In November 1935, the Governor of Queensland, Sir Leslie Orme Wilson, officially opened Barron Gorge, Queensland's first hydroelectric power station. Demand for power soon exceeded supply and in 1940 the two 1200 kW turbo alternators were supplemented by a 1400 kW unit. The original site was largely dismantled and decommissioned in 1959 and the present Barron Falls power station was commissioned in 1963 further down stream. A new, larger power station was needed to supply the rapidly growing demand in north Queensland. Construction of the new power station began on 6 October 1960 and it was expected to cost £2,055,000.

The weir was raised for the new power station. Water enters a concrete intake tower and then flows through a 2.9 m wide horizontal tunnel for 1.6 km. It then flows downwards for 286 m along an angled tunnel for 400 m before branching into two distribution pipes leading to the turbines.

In 1988, the Queensland Government approved plans to automate the power station. The benefits were the reduced need for on-site staff.

==Site==
Barron Falls is, visually, an impressive gash in the forest and rock.
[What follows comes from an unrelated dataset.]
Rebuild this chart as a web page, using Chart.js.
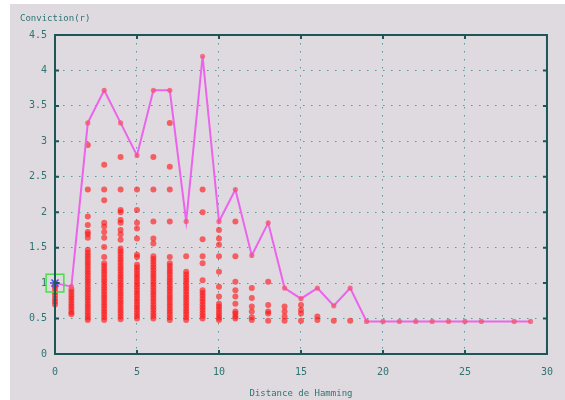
<!DOCTYPE html>
<html>
<head>
<meta charset="utf-8">
<script src="https://cdn.jsdelivr.net/npm/chart.js@4/dist/chart.umd.min.js"></script>
<style>
  html, body { margin: 0; padding: 0; background: #ffffff; }
  #c { display: block; }
</style>
</head>
<body>
<canvas id="c" width="565" height="400"></canvas>
<script>
// Upper envelope: highest conviction reached at each Hamming distance
const hammingDistance = [0, 1, 2, 3, 4, 5, 6, 7, 8, 9, 10, 11, 12, 13, 14, 15, 16, 17, 18, 19,
                         20, 21, 22, 23, 24, 25, 26, 28, 29];
const maxConviction   = [1.00, 0.95, 3.26, 3.72, 3.26, 2.80, 3.72, 3.72, 1.87, 4.20,
                         1.87, 2.32, 1.39, 1.85, 0.93, 0.78, 0.93, 0.68, 0.93, 0.46,
                         0.46, 0.46, 0.46, 0.46, 0.46, 0.46, 0.46, 0.46, 0.46];

// Conviction of the individual rules, grouped by Hamming distance (index = distance)
const ruleConvictions = [
  [0.96, 0.92, 0.87, 0.83, 0.78, 0.74, 0.70],
  [0.91, 0.87, 0.83, 0.79, 0.75, 0.71, 0.67, 0.63, 0.59, 0.56],
  [2.95, 2.32, 1.94, 1.82, 1.72, 1.69, 1.64,
   1.47, 1.43, 1.39, 1.35, 1.31, 1.27, 1.23, 1.19, 1.15, 1.11, 1.07, 1.03, 0.99,
   0.95, 0.91, 0.87, 0.83, 0.79, 0.75, 0.71, 0.67, 0.63, 0.59, 0.55, 0.51, 0.48],
  [2.67, 2.32, 2.17, 1.85, 1.80, 1.72, 1.64, 1.51, 1.37,
   1.28, 1.24, 1.20, 1.16, 1.12, 1.08, 1.04, 1.00, 0.96, 0.92, 0.88, 0.84, 0.80,
   0.76, 0.72, 0.68, 0.64, 0.60, 0.56, 0.52, 0.48],
  [2.78, 2.32, 2.03, 2.00, 1.89, 1.85, 1.75, 1.69, 1.61,
   1.49, 1.45, 1.41, 1.37, 1.33, 1.29, 1.25, 1.21, 1.17, 1.13, 1.09, 1.05, 1.01,
   0.97, 0.93, 0.89, 0.85, 0.81, 0.77, 0.73, 0.69, 0.65, 0.61, 0.57, 0.53, 0.49],
  [2.32, 2.03, 1.85, 1.77, 1.63, 1.40, 1.37,
   1.26, 1.22, 1.18, 1.14, 1.10, 1.06, 1.02, 0.98, 0.94, 0.90, 0.86, 0.82, 0.78,
   0.74, 0.70, 0.66, 0.62, 0.58, 0.54, 0.50],
  [2.78, 2.32, 1.87, 1.63, 1.56,
   1.38, 1.34, 1.30, 1.26, 1.22, 1.18, 1.14, 1.10, 1.06, 1.02, 0.98, 0.94, 0.90,
   0.86, 0.82, 0.78, 0.74, 0.70, 0.66, 0.62, 0.58, 0.54, 0.50],
  [3.26, 2.64, 2.32, 1.87, 1.37,
   1.28, 1.24, 1.20, 1.16, 1.12, 1.08, 1.04, 1.00, 0.96, 0.92, 0.88, 0.84, 0.80,
   0.76, 0.72, 0.68, 0.64, 0.60, 0.56, 0.52, 0.48],
  [1.38, 1.16, 1.12, 1.08, 1.04,
   1.00, 0.96, 0.92, 0.88, 0.84, 0.80, 0.76, 0.72, 0.68, 0.64, 0.60, 0.56, 0.52, 0.48],
  [2.32, 2.00, 1.62, 1.38, 1.28, 1.04,
   0.90, 0.86, 0.82, 0.78, 0.74, 0.70, 0.66, 0.62, 0.58, 0.54, 0.50],
  [1.75, 1.63, 1.54, 1.38, 1.16, 0.95, 0.81,
   0.71, 0.67, 0.63, 0.59, 0.55, 0.51, 0.48],
  [1.87, 1.38, 1.02, 0.90, 0.81, 0.71, 0.60, 0.57, 0.53, 0.50],
  [0.93, 0.79, 0.67, 0.60, 0.52, 0.48],
  [1.02, 0.69, 0.60, 0.57, 0.47],
  [0.67, 0.60, 0.53, 0.47],
  [0.69, 0.62, 0.57, 0.47],
  [0.53, 0.48],
  [0.47],
  [0.47]
];

// Reference rule, highlighted with a star and a box
const referenceDistance = [0];
const referenceConviction = [1.0];

const TEXT = '#2d7474';
const FRAME = '#1d5656';
const GRID = '#3fa6a6';
const MONO = '"DejaVu Sans Mono", "Liberation Mono", monospace';

const envelopePoints = hammingDistance.map((d, i) => ({ x: d, y: maxConviction[i] }));
const rulePoints = [];
ruleConvictions.forEach((vals, d) => vals.forEach(v => rulePoints.push({ x: d, y: v })));
const referencePoints = referenceDistance.map((d, i) => ({ x: d, y: referenceConviction[i] }));

// Page background: white margin, grey panel
const panelBackground = {
  id: 'panelBackground',
  beforeDraw(chart) {
    const ctx = chart.ctx;
    ctx.save();
    ctx.fillStyle = '#ffffff';
    ctx.fillRect(0, 0, chart.width, chart.height);
    ctx.fillStyle = '#dfdadf';
    ctx.fillRect(10, 4, chart.width - 10, chart.height - 4);
    ctx.restore();
  }
};

// Closed frame with inward tick marks on all four sides
const plotFrame = {
  id: 'plotFrame',
  afterDatasetsDraw(chart) {
    const { ctx, chartArea: a, scales } = chart;
    ctx.save();
    ctx.strokeStyle = FRAME;
    ctx.lineWidth = 2;
    ctx.strokeRect(a.left, a.top, a.right - a.left, a.bottom - a.top);
    const len = 4;
    ctx.beginPath();
    scales.x.ticks.forEach(t => {
      const px = scales.x.getPixelForValue(t.value);
      ctx.moveTo(px, a.bottom); ctx.lineTo(px, a.bottom - len);
      ctx.moveTo(px, a.top); ctx.lineTo(px, a.top + len);
    });
    scales.y.ticks.forEach(t => {
      const py = scales.y.getPixelForValue(t.value);
      ctx.moveTo(a.left, py); ctx.lineTo(a.left + len, py);
      ctx.moveTo(a.right, py); ctx.lineTo(a.right - len, py);
    });
    ctx.stroke();
    ctx.restore();
  }
};

new Chart(document.getElementById('c'), {
  type: 'scatter',
  data: {
    datasets: [
      {
        label: 'box',
        data: referencePoints,
        pointStyle: 'rect',
        pointRadius: 12.5,
        pointBackgroundColor: 'rgba(0,0,0,0)',
        pointBorderColor: '#4ade4a',
        pointBorderWidth: 1.5,
        clip: false
      },
      {
        label: 'star',
        data: referencePoints,
        pointStyle: 'star',
        pointRadius: 5,
        pointBorderColor: '#4b4bf0',
        pointBorderWidth: 1.5,
        clip: false
      },
      {
        label: 'max',
        data: envelopePoints,
        showLine: true,
        borderColor: '#ec64ec',
        borderWidth: 2,
        pointRadius: 2.6,
        pointBackgroundColor: 'rgba(245,80,110,0.75)',
        pointBorderWidth: 0,
        clip: false
      },
      {
        label: 'rules',
        data: rulePoints,
        pointRadius: 3,
        pointBackgroundColor: 'rgba(255,20,20,0.62)',
        pointBorderWidth: 0,
        clip: false
      }
    ]
  },
  options: {
    responsive: false,
    devicePixelRatio: 1,
    animation: false,
    events: [],
    layout: { padding: { left: 20, right: 12, top: 0, bottom: 0 } },
    plugins: {
      legend: { display: false },
      tooltip: { enabled: false },
      title: {
        display: true,
        text: 'Conviction(r)',
        align: 'start',
        color: TEXT,
        font: { family: MONO, size: 9, weight: 'normal' },
        padding: { top: 13, bottom: 11.2 }
      }
    },
    scales: {
      x: {
        type: 'linear',
        min: 0, max: 30,
        ticks: { stepSize: 5, color: TEXT, padding: 12, font: { family: MONO, size: 10 },
                 callback: v => String(v) },
        grid: { color: GRID, lineWidth: 1, drawTicks: false },
        border: { display: false, dash: [1.5, 6.5] },
        title: {
          display: true,
          text: 'Distance de Hamming',
          color: TEXT,
          font: { family: MONO, size: 9 },
          padding: { top: 0, bottom: 1 }
        },
        afterFit(scale) { scale.height = 46; }
      },
      y: {
        type: 'linear',
        min: 0, max: 4.5,
        ticks: { stepSize: 0.5, color: TEXT, padding: 8, font: { family: MONO, size: 10 },
                 callback: v => String(v) },
        grid: { color: GRID, lineWidth: 1, drawTicks: false },
        border: { display: false, dash: [1.5, 6.5] },
        afterFit(scale) { scale.width = 35; }
      }
    }
  },
  plugins: [panelBackground, plotFrame]
});
</script>
</body>
</html>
From the far upstream (Kuranda) end of the station, a white seam of quartz can be seen in the rock at the distant downstream end of the gorge. Along this is a small dark hole, which was the power station's waste water outlet and is about 10 feet tall.

==Refurbishment==
In 2003 Stanwell Corporation Limited developed a $28 million strategic plan to extend the life of Barron Gorge Hydro for 40 years.

Phase one was completed in 2006 and included a mid-life refit, upgrading the majority of the originally installed electrical plant. This was the largest project undertaken at the power station since its original construction. Phase two of the program consisted of the refurbishment of both the hydro's generators. Unit 1 generator was refurbished in 2009, and Unit 2 in 2011 by Dowding and Mills UK and Australia. The generator refurbishment project improved the reliability and efficiency of the generating units as well as increased the maximum electrical output capacity of Barron Gorge Hydro.

==Visitors' centre==
The Barron Gorge Hydro Visitors' Centre is no longer open to the public.